Bob Fawthrop, an IT outsourcing consultant, said risk management should be an integral part of the supplier management function in all organisations, and not just an afterthought. He is surprised that a third of companies have experienced “major disruption or complete failure”.
“I wonder how they are measuring ‘major’. The measure should be business critical and not just inconvenience.”
Fawthrop said there were two main reasons for the inability to deal with the problems. “First not recognising or measuring the risks and where they lay, which is a fundamental flaw of a number of organisations, and then the mitigating factors if the risks are realised. But this is compounded in many organisations by the lack of effective ongoing governance of suppliers.”

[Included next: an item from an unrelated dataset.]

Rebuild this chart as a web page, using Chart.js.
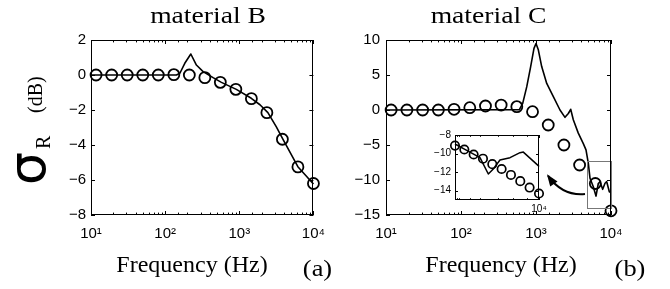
<!DOCTYPE html>
<html>
<head>
<meta charset="utf-8">
<script src="https://cdn.jsdelivr.net/npm/chart.js@4.4.0/dist/chart.umd.min.js"></script>
<style>
html, body { margin: 0; padding: 0; background: #fff; }
#wrap { position: relative; width: 670px; height: 289px; overflow: hidden; }
canvas { position: absolute; }
#chB { left: 0; top: 0; }
#chC { left: 335px; top: 0; }
#chIn { left: 420px; top: 125px; }
</style>
</head>
<body>
<div id="wrap">
  <canvas id="chB" width="335" height="289"></canvas>
  <canvas id="chC" width="335" height="289"></canvas>
  <canvas id="chIn" width="130" height="95"></canvas>
</div>
<script>
// circle (measured) frequencies, same for both materials
const freqCircles = [11.7, 19.0, 30.8, 49.9, 80.8, 131, 212, 343, 555, 899, 1456, 2356, 3814, 6176, 10000];

// material B
const circlesB = [0, 0, 0, 0, 0, 0.02, 0, -0.15, -0.42, -0.82, -1.35, -2.15, -3.67, -5.25, -6.2];
const freqLineB = [10, 100, 142, 158, 184, 222, 264, 325, 443, 574, 912, 1452, 1900, 2431, 3148, 3870, 6166, 10000];
const lineB = [0, 0, 0, 0.1, 0.67, 1.2, 0.57, 0.19, -0.15, -0.42, -0.82, -1.33, -1.7, -2.15, -2.95, -3.67, -5.24, -6.23];

// material C
const circlesC = [0, 0, 0, 0, 0.1, 0.33, 0.57, 0.71, 0.48, -0.24, -2.14, -5.0, -7.86, -10.5, -14.4];
const freqLineC = [10, 600, 665, 752, 849, 940, 1000, 1074, 1191, 1390, 1703, 2089, 2436, 2697, 2901, 3143, 3664, 4274, 4642, 4980, 5250, 5808, 6310, 6770, 7130, 7745, 8318, 8770, 9500, 10000];
const lineC = [0, 0.05, 0.95, 3.3, 6.2, 8.8, 9.5, 8.6, 6.2, 3.8, 1.9, 0, -1.05, -0.5, 0.1, -1.4, -3.3, -4.8, -5.7, -7.6, -9.76, -10.96, -12.3, -10.5, -10.24, -11.33, -10.47, -10.24, -11.67, -11.8];

// inset (zoom of 5-10 kHz for material C)
const freqInset = [4830, 5237, 5677, 6155, 6673, 7234, 7843, 8503, 9218, 10000];
const circlesInset = [-9.14, -9.56, -10.1, -10.55, -11.14, -11.66, -12.3, -12.97, -13.66, -14.3];
const freqInsetLine = [4830, 5346, 5998, 6446, 6729, 7131, 7780, 8484, 8730, 9935, 10000];
const lineInset = [-8.97, -9.66, -10.44, -12.2, -11.66, -10.7, -10.44, -9.9, -9.84, -11.3, -11.4];

const ticksB = [2, 0, -2, -4, -6, -8];
const ticksC = [10, 5, 0, -5, -10, -15];
const ticksInset = [-8, -10, -12, -14];

// box around the zoomed region + arrow, in data units of chart C
const zoomBoxX = [4830, 10000];
const zoomBoxY = [-7.3, -14.05];
const arrowPath = [[4500, -12], [2250, -12.3], [1450, -9.4]];

const sup = {1: '\u00b9', 2: '\u00b2', 3: '\u00b3', 4: '\u2074'};
const serif = '"Liberation Serif", "Times New Roman", serif';
const sans = '"Liberation Sans", Arial, sans-serif';

function pts(xs, ys) { return xs.map((x, i) => ({x: x, y: ys[i]})); }
function isDecade(v) { const e = Math.log10(v); return Math.abs(e - Math.round(e)) < 1e-9; }
function decadeLabel(v) { return isDecade(v) ? '10' + sup[Math.round(Math.log10(v))] : ''; }
function minusLabel(v) { return v < 0 ? '\u2212' + Math.abs(v) : String(v); }

// matlab style frame: full box, ticks pointing inwards on all four sides
const matlabBox = {
    id: 'matlabBox',
    beforeDraw(chart, args, opts) {
        if (!opts.fill) return;
        const a = chart.chartArea, ctx = chart.ctx;
        ctx.save();
        ctx.fillStyle = '#fff';
        ctx.fillRect(a.left, a.top, a.right - a.left, a.bottom - a.top);
        ctx.restore();
    },
    afterDraw(chart, args, opts) {
        const ctx = chart.ctx, a = chart.chartArea;
        const sx = chart.scales.x, sy = chart.scales.y;
        const L = opts.len || 4;
        ctx.save();
        ctx.strokeStyle = '#000';
        ctx.lineWidth = 1;
        ctx.beginPath();
        sx.ticks.forEach(t => {
            if (t.value < sx.min * 0.999 || t.value > sx.max * 1.001) return;
            const p = Math.round(sx.getPixelForValue(t.value)) + 0.5;
            const l = isDecade(t.value) ? L : L * 0.6;
            ctx.moveTo(p, a.bottom); ctx.lineTo(p, a.bottom - l);
            ctx.moveTo(p, a.top); ctx.lineTo(p, a.top + l);
        });
        sy.ticks.forEach(t => {
            const p = Math.round(sy.getPixelForValue(t.value)) + 0.5;
            ctx.moveTo(a.left, p); ctx.lineTo(a.left + L, p);
            ctx.moveTo(a.right, p); ctx.lineTo(a.right - L, p);
        });
        ctx.stroke();
        ctx.strokeRect(Math.round(a.left) + 0.5, Math.round(a.top) + 0.5,
            Math.round(a.right - a.left) - 1, Math.round(a.bottom - a.top) - 1);
        ctx.restore();
    }
};

// free text (titles, axis names, panel letters)
const texts = {
    id: 'texts',
    afterDraw(chart, args, opts) {
        const ctx = chart.ctx;
        (opts.items || []).forEach(it => {
            ctx.save();
            ctx.font = it.font;
            ctx.fillStyle = '#000';
            ctx.textAlign = it.align || 'center';
            ctx.textBaseline = 'alphabetic';
            ctx.translate(it.x, it.y);
            if (it.rot) ctx.rotate(it.rot);
            ctx.scale(it.sx || 1, 1);
            ctx.fillText(it.text, 0, 0);
            ctx.restore();
        });
    }
};

// zoom box and curved arrow on material C
const zoomMarks = {
    id: 'zoomMarks',
    afterDatasetsDraw(chart) {
        const ctx = chart.ctx, sx = chart.scales.x, sy = chart.scales.y;
        ctx.save();
        ctx.strokeStyle = '#777';
        ctx.lineWidth = 1;
        const x0 = Math.round(sx.getPixelForValue(zoomBoxX[0])) + 0.5;
        const x1 = Math.round(sx.getPixelForValue(zoomBoxX[1])) + 0.5;
        const y0 = Math.round(sy.getPixelForValue(zoomBoxY[0])) + 0.5;
        const y1 = Math.round(sy.getPixelForValue(zoomBoxY[1])) + 0.5;
        ctx.strokeRect(x0, y0, x1 - x0, y1 - y0);
        const p = arrowPath.map(d => [sx.getPixelForValue(d[0]), sy.getPixelForValue(d[1])]);
        ctx.strokeStyle = '#000';
        ctx.lineWidth = 2;
        ctx.beginPath();
        ctx.moveTo(p[0][0], p[0][1]);
        ctx.quadraticCurveTo(p[1][0], p[1][1], p[2][0], p[2][1]);
        ctx.stroke();
        const ang = Math.atan2(p[2][1] - p[1][1], p[2][0] - p[1][0]);
        const hl = 10, hw = 4.5;
        ctx.fillStyle = '#000';
        ctx.beginPath();
        ctx.moveTo(p[2][0] + Math.cos(ang) * 2, p[2][1] + Math.sin(ang) * 2);
        ctx.lineTo(p[2][0] - Math.cos(ang) * hl + Math.sin(ang) * hw, p[2][1] - Math.sin(ang) * hl - Math.cos(ang) * hw);
        ctx.lineTo(p[2][0] - Math.cos(ang) * hl - Math.sin(ang) * hw, p[2][1] - Math.sin(ang) * hl + Math.cos(ang) * hw);
        ctx.closePath();
        ctx.fill();
        ctx.restore();
    }
};

function datasets(fl, yl, fc, yc, r, bw) {
    return [{
        data: pts(fl, yl), showLine: true, borderColor: '#000', borderWidth: bw,
        pointRadius: 0, tension: 0, borderJoinStyle: 'round', clip: false
    }, {
        data: pts(fc, yc), showLine: false, pointRadius: r, pointBorderWidth: bw + 0.2,
        pointBorderColor: '#000', pointBackgroundColor: 'rgba(0,0,0,0)', clip: false
    }];
}

function scales(xMin, xMax, yMin, yMax, yTicks, size, pad, yW, xH) {
    return {
        x: {
            type: 'logarithmic', min: xMin, max: xMax,
            grid: { display: false, drawTicks: false }, border: { display: false },
            afterFit: s => { s.height = xH; },
            ticks: { autoSkip: false, maxRotation: 0, padding: pad.x, color: '#000',
                font: { family: sans, size: size }, callback: v => decadeLabel(v) }
        },
        y: {
            type: 'linear', min: yMin, max: yMax,
            grid: { display: false, drawTicks: false }, border: { display: false },
            afterFit: s => { s.width = yW; },
            afterBuildTicks: s => { s.ticks = yTicks.map(v => ({value: v})); },
            ticks: { padding: pad.y, color: '#000', font: { family: sans, size: size },
                callback: v => minusLabel(v) }
        }
    };
}

Chart.defaults.animation = false;

new Chart(document.getElementById('chB'), {
    type: 'scatter',
    data: { datasets: datasets(freqLineB, lineB, freqCircles, circlesB, 5.5, 1.6) },
    plugins: [matlabBox, texts],
    options: {
        responsive: false,
        layout: { padding: { left: 51, top: 40, right: 21, bottom: 44 } },
        scales: scales(10, 10000, -8, 2, ticksB, 15, {x: 10, y: 5}, 40, 30),
        plugins: {
            legend: { display: false }, tooltip: { enabled: false },
            matlabBox: { len: 4 },
            texts: { items: [
                { text: 'material B', x: 208, y: 23, font: '24px ' + serif, sx: 1.15 },
                { text: 'Frequency (Hz)', x: 192, y: 272, font: '24px ' + serif, sx: 1.0 },
                { text: '(a)', x: 317.5, y: 276, font: '24px ' + serif, sx: 1.1 },
                { text: '\u03c3', x: 45, y: 185, font: '52px "DejaVu Sans", sans-serif', align: 'left', rot: -Math.PI / 2 },
                { text: 'R', x: 50, y: 149, font: '20px ' + serif, align: 'left', rot: -Math.PI / 2 },
                { text: '(dB)', x: 42, y: 113, font: '20px ' + serif, align: 'left', rot: -Math.PI / 2 }
            ] }
        }
    }
});

new Chart(document.getElementById('chC'), {
    type: 'scatter',
    data: { datasets: datasets(freqLineC, lineC, freqCircles, circlesC, 5.5, 1.6) },
    plugins: [matlabBox, texts, zoomMarks],
    options: {
        responsive: false,
        layout: { padding: { left: 11, top: 40, right: 59, bottom: 44 } },
        scales: scales(10, 10000, -15, 10, ticksC, 15, {x: 10, y: 6}, 40, 30),
        plugins: {
            legend: { display: false }, tooltip: { enabled: false },
            matlabBox: { len: 4 },
            texts: { items: [
                { text: 'material C', x: 153.5, y: 23, font: '24px ' + serif, sx: 1.15 },
                { text: 'Frequency (Hz)', x: 166, y: 272, font: '24px ' + serif, sx: 1.0 },
                { text: '(b)', x: 295, y: 276, font: '24px ' + serif, sx: 1.1 }
            ] }
        }
    }
});

new Chart(document.getElementById('chIn'), {
    type: 'scatter',
    data: { datasets: datasets(freqInsetLine, lineInset, freqInset, circlesInset, 4.2, 1.5) },
    plugins: [matlabBox],
    options: {
        responsive: false,
        layout: { padding: { left: 5, top: 9, right: 11, bottom: 6 } },
        scales: scales(4830, 10000, -15, -8, ticksInset, 10, {x: 3, y: 4}, 30, 14),
        plugins: {
            legend: { display: false }, tooltip: { enabled: false },
            matlabBox: { len: 3, fill: true }
        }
    }
});
</script>
</body>
</html>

The increased use of cloud-based IT services also adds to the workload of teams that manage third parties. According to recent figures from Information Services Group (ISG), cloud-based IT outsourcing contracts now make up a third of total IT contracts in Europe. As a result, more resources have to be committed to understanding the contracts associated with cloud-based outsourcing. Fawthrop said only about 25% of cloud contracts protect the customer business.
Part of the problem is that businesses feel pressure to move into the cloud, according to independent consultant Vincent Cohan, who has headed IT infrastructure and operations at a number of large global companies, including Time Warner, AXA and Thomson Reuters. He said there is increasing pressure on large and small businesses to “cloud up”, and many rush into agreements.
“I could easily imagine an organisation without tight contracting controls or cloud deal experience jumping into these agreements in the interest of saving time.”
Mark Lewis, outsourcing lawyer at Berwin Leighton Paisner, said most of the outsourcing disputes arise because of customer failings.
“You can have as much provider management infrastructure, management and governance as you like in outsourcing contracts,” he said. “But in my experience, even with these often carefully crafted elements, customers create risk for themselves by either failing to manage their providers, doing so inadequately or getting in the way of contract delivery by not meeting dependencies.”